Tony Baysmore, who works for County Executive Kevin Kamenetz,…
Dunbar Brooks remembers well a conversation with a former Baltimore County official more than 20 years ago about the scarcity of minorities in local government. The official asked which ethnic group was particularly lacking, and Brooks gave a two-word response:
A former president of the county NAACP and school board, Brooks, like others, has seen intermittent progress since that time as the county government seeks to shed its image of being closed to minorities and women. A decade ago, the county created its first council district in which minorites accounted for a majority of the population. And though some are pushing for another to be created this year as the number of African-American and Hispanic residents rises, insiders play down the prospect.
County Executive Kevin Kamenetz's high-profile minority appointments have been met with praise. However, data show that minorities remain scarce in most county agencies, leaving some question about whether past gains were built to last.
Officials maintain that minorities are appropriately represented in county government, at about 26 percent overall, roughly the percentage of the African-American population.
But a closer look at individual agencies reveals lopsided gaps between demographics and targets, according to a county Equal Employment Opportunity report. The county's available labor force was about 21 percent African-American and 2 percent Hispanic. Among 27 county agencies, only 11 met the target for black workers and four met the target for Hispanic employees.
For the most part, minority workers are clustered in a few agencies and do not hold the top jobs.
"With the county, it has been the 'good old boys' system where it was very hard for people to get jobs in high positions or midlevel jobs," said Patricia Cook Ferguson, president of the county NAACP.
Kamenetz said he has increased the representation of African-Americans among department heads from 24 percent to 31 percent, and on his personal staff from 7 percent to 17 percent. His outreach team, staffers who most frequently interact with community groups and residents, includes two African-Americans and one Hispanic.
Kamenetz's appointees include the first blacks to head the parks and recreation department, and serve as government relations director, assistant to the executive, deputy county attorney, deputy human resources director, and liquor board commissioner.
"We've made great strides in the county to better reflect a more proportionate representation of the population as a whole," Kamenetz said. "I want to ensure that we have a county government that has qualified employees who also can understand the needs of the entire county population."
Having known Kamenetz since his first run for the council about 17 years ago, Brooks believes the county executive will pick up where other leaders might have fallen short.
"He sat there long enough and saw it not happen in the way we wanted to happen," Brooks said. "We didn't think [the gains] were at a high enough level. They were not high-level, high-wage jobs."
Since the 1990s, Baltimore County's growth has been fueled primarily by African-Americans and Hispanics.
African-American residents now make up slightly more than a quarter of the total county population — approximately 210,000, up from 151,600 a decade ago. They will make up more than 30 percent of county residents by 2020, experts say.
Randallstown activist Ella White Campbell said the population shifts seemed to catch county hiring managers off guard.

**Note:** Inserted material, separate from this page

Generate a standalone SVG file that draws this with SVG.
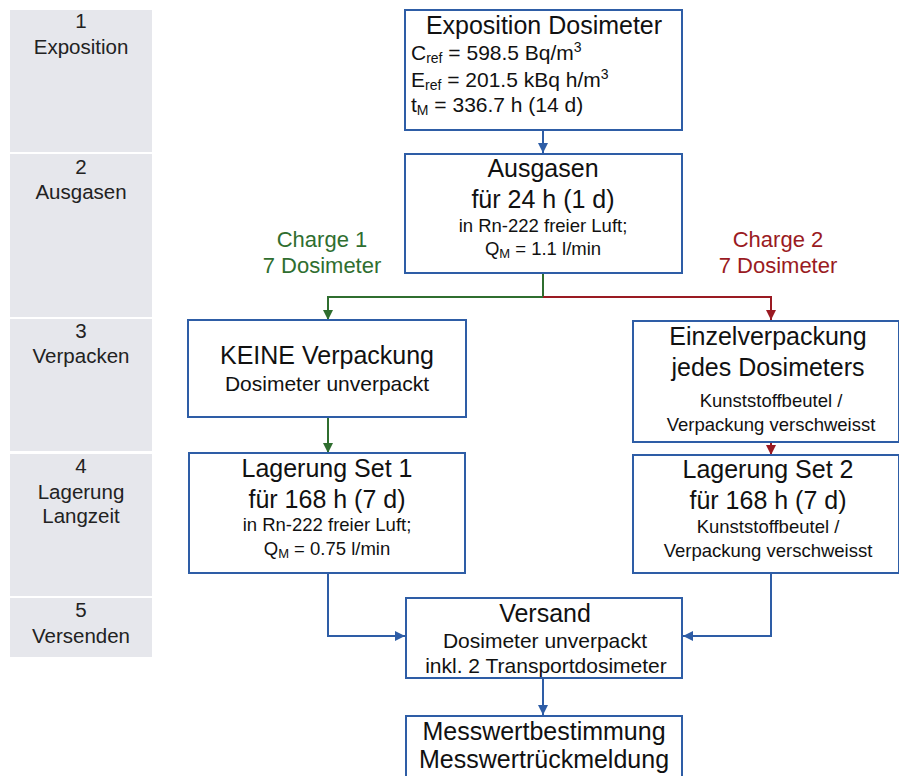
<svg xmlns="http://www.w3.org/2000/svg" width="899" height="776" viewBox="0 0 899 776">
<defs>
<style>
text{font-family:"Liberation Sans",Arial,sans-serif;fill:#111;}
.side{fill:#e6e7ec;}
.st{font-size:20.5px;text-anchor:middle;fill:#222;}
.box{fill:#fff;stroke:#2e5da6;stroke-width:2;}
.big{font-size:25px;text-anchor:middle;}
.mid{font-size:21px;}
.sm{font-size:18.5px;text-anchor:middle;}
.md{font-size:21px;text-anchor:middle;}
.ch{font-size:22px;text-anchor:middle;}
.blue{stroke:#2e5da6;stroke-width:2;fill:none;}
.green{stroke:#2f6e2f;stroke-width:2;fill:none;}
.red{stroke:#9a1a22;stroke-width:2;fill:none;}
</style>
<marker id="ab" viewBox="0 0 10 10" refX="10" refY="5" markerWidth="5" markerHeight="5" orient="auto"><path d="M0,0L10,5L0,10z" fill="#2e5da6"/></marker>
<marker id="ag" viewBox="0 0 10 10" refX="10" refY="5" markerWidth="5" markerHeight="5" orient="auto"><path d="M0,0L10,5L0,10z" fill="#2f6e2f"/></marker>
<marker id="ar" viewBox="0 0 10 10" refX="10" refY="5" markerWidth="5" markerHeight="5" orient="auto"><path d="M0,0L10,5L0,10z" fill="#9a1a22"/></marker>
</defs>
<rect width="899" height="776" fill="#fff"/>
<g id="sidebar">
<rect class="side" x="10" y="10" width="142" height="142"/>
<text class="st" x="81" y="28">1</text><text class="st" x="81" y="54">Exposition</text>
<rect class="side" x="10" y="154" width="142" height="163"/>
<text class="st" x="81" y="174">2</text><text class="st" x="81" y="199">Ausgasen</text>
<rect class="side" x="10" y="319" width="142" height="132"/>
<text class="st" x="81" y="338">3</text><text class="st" x="81" y="363">Verpacken</text>
<rect class="side" x="10" y="454" width="142" height="142"/>
<text class="st" x="81" y="473">4</text><text class="st" x="81" y="499">Lagerung</text><text class="st" x="81" y="523">Langzeit</text>
<rect class="side" x="10" y="598" width="142" height="59"/>
<text class="st" x="81" y="617">5</text><text class="st" x="81" y="643">Versenden</text>
</g>
<g id="connectors">
<line class="blue" x1="543" y1="130" x2="543" y2="153" marker-end="url(#ab)"/>
<polyline class="green" points="543,273 543,297 328,297 328,320" marker-end="url(#ag)"/>
<polyline class="red" points="543,297 771,297 771,320" marker-end="url(#ar)"/>
<line class="green" x1="328" y1="417" x2="328" y2="453" marker-end="url(#ag)"/>
<line class="red" x1="771" y1="442" x2="771" y2="455" marker-end="url(#ar)"/>
<polyline class="blue" points="328,573 328,636 405,636" marker-end="url(#ab)"/>
<polyline class="blue" points="771,573 771,636 683,636" marker-end="url(#ab)"/>
<line class="blue" x1="543" y1="678" x2="543" y2="715" marker-end="url(#ab)"/>
<text x="322" y="247" class="ch" style="fill:#2f6e2f">Charge 1</text>
<text x="322" y="273" class="ch" style="fill:#2f6e2f">7 Dosimeter</text>
<text x="778" y="247" class="ch" style="fill:#9a1a22">Charge 2</text>
<text x="778" y="273" class="ch" style="fill:#9a1a22">7 Dosimeter</text>
</g>
<g id="n1">
<rect class="box" x="405" y="10" width="277" height="120"/>
<text class="big" x="544" y="34">Exposition Dosimeter</text>
<text class="mid" x="411" y="60">C<tspan font-size="14" dy="3">ref</tspan><tspan dy="-3"> = 598.5 Bq/m</tspan><tspan font-size="14" dy="-8">3</tspan></text>
<text class="mid" x="411" y="87">E<tspan font-size="14" dy="3">ref</tspan><tspan dy="-3"> = 201.5 kBq h/m</tspan><tspan font-size="14" dy="-8">3</tspan></text>
<text class="mid" x="411" y="112">t<tspan font-size="14" dy="3">M</tspan><tspan dy="-3"> = 336.7 h (14 d)</tspan></text>
</g>
<g id="n2">
<rect class="box" x="405" y="154" width="277" height="119"/>
<text class="big" x="543" y="177">Ausgasen</text>
<text class="big" x="543" y="208">für 24 h (1 d)</text>
<text class="sm" x="543" y="232">in Rn-222 freier Luft;</text>
<text class="sm" x="543" y="255">Q<tspan font-size="13" dy="3">M</tspan><tspan dy="-3"> = 1.1 l/min</tspan></text>
</g>
<g id="n3a">
<rect class="box" x="188" y="320" width="278" height="97"/>
<text class="big" x="327" y="364">KEINE Verpackung</text>
<text class="md" x="327" y="391">Dosimeter unverpackt</text>
</g>
<g id="n3b">
<rect class="box" x="633" y="321" width="266" height="121"/>
<text class="big" x="768" y="345">Einzelverpackung</text>
<text class="big" x="768" y="376">jedes Dosimeters</text>
<text class="sm" x="771" y="407">Kunststoffbeutel /</text>
<text class="sm" x="771" y="431">Verpackung verschweisst</text>
</g>
<g id="n4a">
<rect class="box" x="189" y="453" width="276" height="120"/>
<text class="big" x="327" y="477">Lagerung Set 1</text>
<text class="big" x="327" y="508">für 168 h (7 d)</text>
<text class="sm" x="327" y="531">in Rn-222 freier Luft;</text>
<text class="sm" x="327" y="555">Q<tspan font-size="13" dy="3">M</tspan><tspan dy="-3"> = 0.75 l/min</tspan></text>
</g>
<g id="n4b">
<rect class="box" x="633" y="455" width="266" height="118"/>
<text class="big" x="768" y="478">Lagerung Set 2</text>
<text class="big" x="768" y="509">für 168 h (7 d)</text>
<text class="sm" x="768" y="533">Kunststoffbeutel /</text>
<text class="sm" x="768" y="557">Verpackung verschweisst</text>
</g>
<g id="n5">
<rect class="box" x="406" y="598" width="276" height="80"/>
<text class="big" x="545" y="622">Versand</text>
<text class="md" x="545" y="648">Dosimeter unverpackt</text>
<text class="md" x="546" y="673">inkl. 2 Transportdosimeter</text>
</g>
<g id="n6">
<rect class="box" x="406" y="716" width="276" height="70"/>
<text class="big" x="544" y="740">Messwertbestimmung</text>
<text class="big" x="544" y="768">Messwertrückmeldung</text>
</g>
</svg>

"As the demographics changed, the employee demographics did not change," she said. "It's been a systemic problem."
The U.S. Justice Department filed a civil rights lawsuit against the county in 1978 that was settled two years later with a promise to hire more women and minorities. While the county kept its promise, there has been less progress in getting them into positions of power.
Councilman Kenneth N. Oliver, who represents the 4th District, encompassing the mostly black communities of Woodlawn and Randallstown, would like to see more minorities in middle-management government jobs.
"I think Human Resources should be looking at this," said Oliver, a two-term councilman and the only minority member. "I want to know why we don't have as many African Americans in management or public works."
Kamenetz said he has directed the police and fire chiefs to increase the number of minority hires and charged Adrienne Jones, deputy human resurces director, to review and revise internal promotion policies countywide. Many employees and union leaders have pointed to the promotion policies as a barrier to diversity.
Still, in the tight budget climate, Kamenetz acknowledges, "We're not in a hiring mode." He has cut more than 180 vacant county positions since December, bringing the number of government and public safety employees to their lowest totals in 25 years.